Mark Holbrook of the Ohio History Connection spoke about Ohio manufacturing, mining and agriculture during the Civil War. Ohio was the North’s biggest producer of wool, corn and wheat, and had the most railroad track mileage in the entire country. There was a wartime boom in iron ore mining, with 69 blast furnaces in southeast Ohio alone. Coal mining also boomed. Several Ohio men made or got started on their vast fortunes in the war, including John D. Rockefeller, Orlando Scott of later seed and lawncare fame, and William Procter and John Gamble, who sold vast quantities of soap and candles to the War Department.

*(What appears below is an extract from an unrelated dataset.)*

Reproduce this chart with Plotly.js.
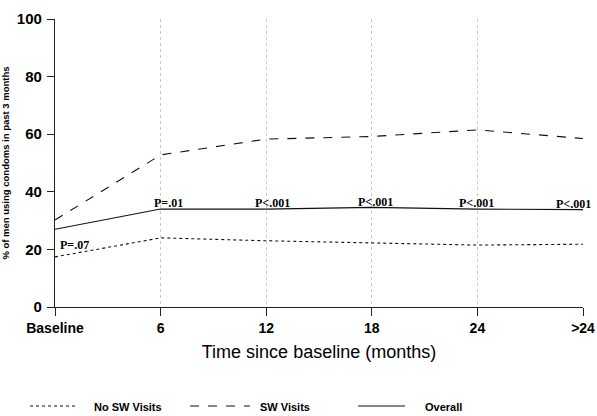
<!DOCTYPE html>
<html><head><meta charset="utf-8">
<script src="https://cdn.plot.ly/plotly-3.0.1.min.js"></script>
<style>body{margin:0;background:#fff}#c{width:597px;height:416px}</style>
</head><body><div id="c"></div>
<script>
const categories = ["Baseline", "6", "12", "18", "24", ">24"];
const noSW = [17.4, 24.0, 23.0, 22.2, 21.5, 21.8];
const sw = [30.2, 52.8, 58.3, 59.2, 61.5, 58.5];
const overall = [27.0, 34.0, 34.0, 34.6, 34.0, 33.8];
const pLabels = ["P=.07", "P=.01", "P<.001", "P<.001", "P<.001", "P<.001"];
const pY = [19.0, 33.6, 33.6, 34.0, 33.6, 33.4];
const seriesNames = ["No SW Visits", "SW Visits", "Overall"];
const seriesDash = ["dot", "dash", "solid"];

const L = 55, R = 14, T = 19, B = 109, W = 597, H = 416;
const pw = W - L - R, ph = H - T - B;
const px = v => (v - L) / pw;
const py = v => (H - B - v) / ph;

const line = (name, y, dash) => ({
  x: categories, y: y, name: name, type: "scatter", mode: "lines",
  line: {color: "#111", width: 1.1, dash: dash}, cliponaxis: false, showlegend: false
});
const data = [
  line(seriesNames[0], noSW, seriesDash[0]),
  line(seriesNames[1], sw, seriesDash[1]),
  line(seriesNames[2], overall, seriesDash[2])
];
const annotations = pLabels.map((t, i) => ({
  x: i, y: pY[i], text: t, showarrow: false,
  xanchor: i === 0 ? "left" : (i === 5 ? "right" : "center"),
  xshift: i === 0 ? 3 : (i === 5 ? 10 : (i === 1 ? 8 : (i === 2 ? 6 : (i === 3 ? 4 : -1)))),
  yanchor: "bottom", yshift: -2,
  font: {family: "Liberation Serif", size: 12, color: "#000", weight: "bold"}
}));
// custom legend row
const legX0 = [30, 190, 358], legX1 = [75, 250, 405], legTx = [92, 258, 423];
const shapes = [];
seriesNames.forEach((n, i) => {
  shapes.push({type: "line", xref: "paper", yref: "paper",
    x0: px(legX0[i]), x1: px(legX1[i]), y0: py(406), y1: py(406),
    line: {color: "#111", width: 1.1, dash: seriesDash[i]}});
  annotations.push({xref: "paper", yref: "paper", x: px(legTx[i]), y: py(407),
    xanchor: "left", yanchor: "middle", text: n, showarrow: false,
    font: {family: "Liberation Sans", size: 11, weight: "bold", color: "#000"}});
});
const layout = {
  width: W, height: H,
  margin: {l: L, r: R, t: T, b: B},
  paper_bgcolor: "#fff", plot_bgcolor: "#fff",
  font: {family: "Liberation Sans", color: "#000"},
  showlegend: false,
  xaxis: {type: "category", range: [0, 5], showline: true, linecolor: "#222", linewidth: 1.2,
    ticks: "outside", ticklen: 8, tickcolor: "#222", showgrid: true, gridcolor: "#c8c8c8",
    griddash: "dot", gridwidth: 1, zeroline: false,
    tickfont: {size: 14, weight: "bold"},
    title: {text: "Time since baseline (months)", font: {size: 18}, standoff: 10}},
  yaxis: {range: [0, 100], tickvals: [0, 20, 40, 60, 80, 100], showline: true, linecolor: "#222",
    linewidth: 1.2, ticks: "outside", ticklen: 7, tickcolor: "#222", showgrid: false, zeroline: false,
    tickfont: {size: 15, weight: "bold"}, ticklabelstandoff: 2,
    title: {text: "% of men using condoms in past 3 months", font: {size: 9.5, weight: "bold"}, standoff: 5}},
  shapes: shapes,
  annotations: annotations
};
Plotly.newPlot("c", data, layout, {displayModeBar: false});
</script></body></html>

The last speaker of the day, Prof. Stacey Robertson of Bradley University, discussed American slavery, its abolition and aftermath. Convict labor and sharecropping became postwar forms of virtual slavery under Jim Crow. She also talked quite a bit about modern-day slavery and human trafficking, and the need to be aware of and fight against it, as she’s doing through the group Historians Against Slavery. “We need a latter-day Uncle Tom’s Cabin,” she said. The Food Empowerment Project explores the link between our love of chocolate and slavery today, and Slaveryfootprint.org estimates how many enslaved people it takes to support a modern Western lifestyle. She quoted the great British abolitionist William Wilberforce: “You may choose to look the other way, but you can never say again that you did not know.”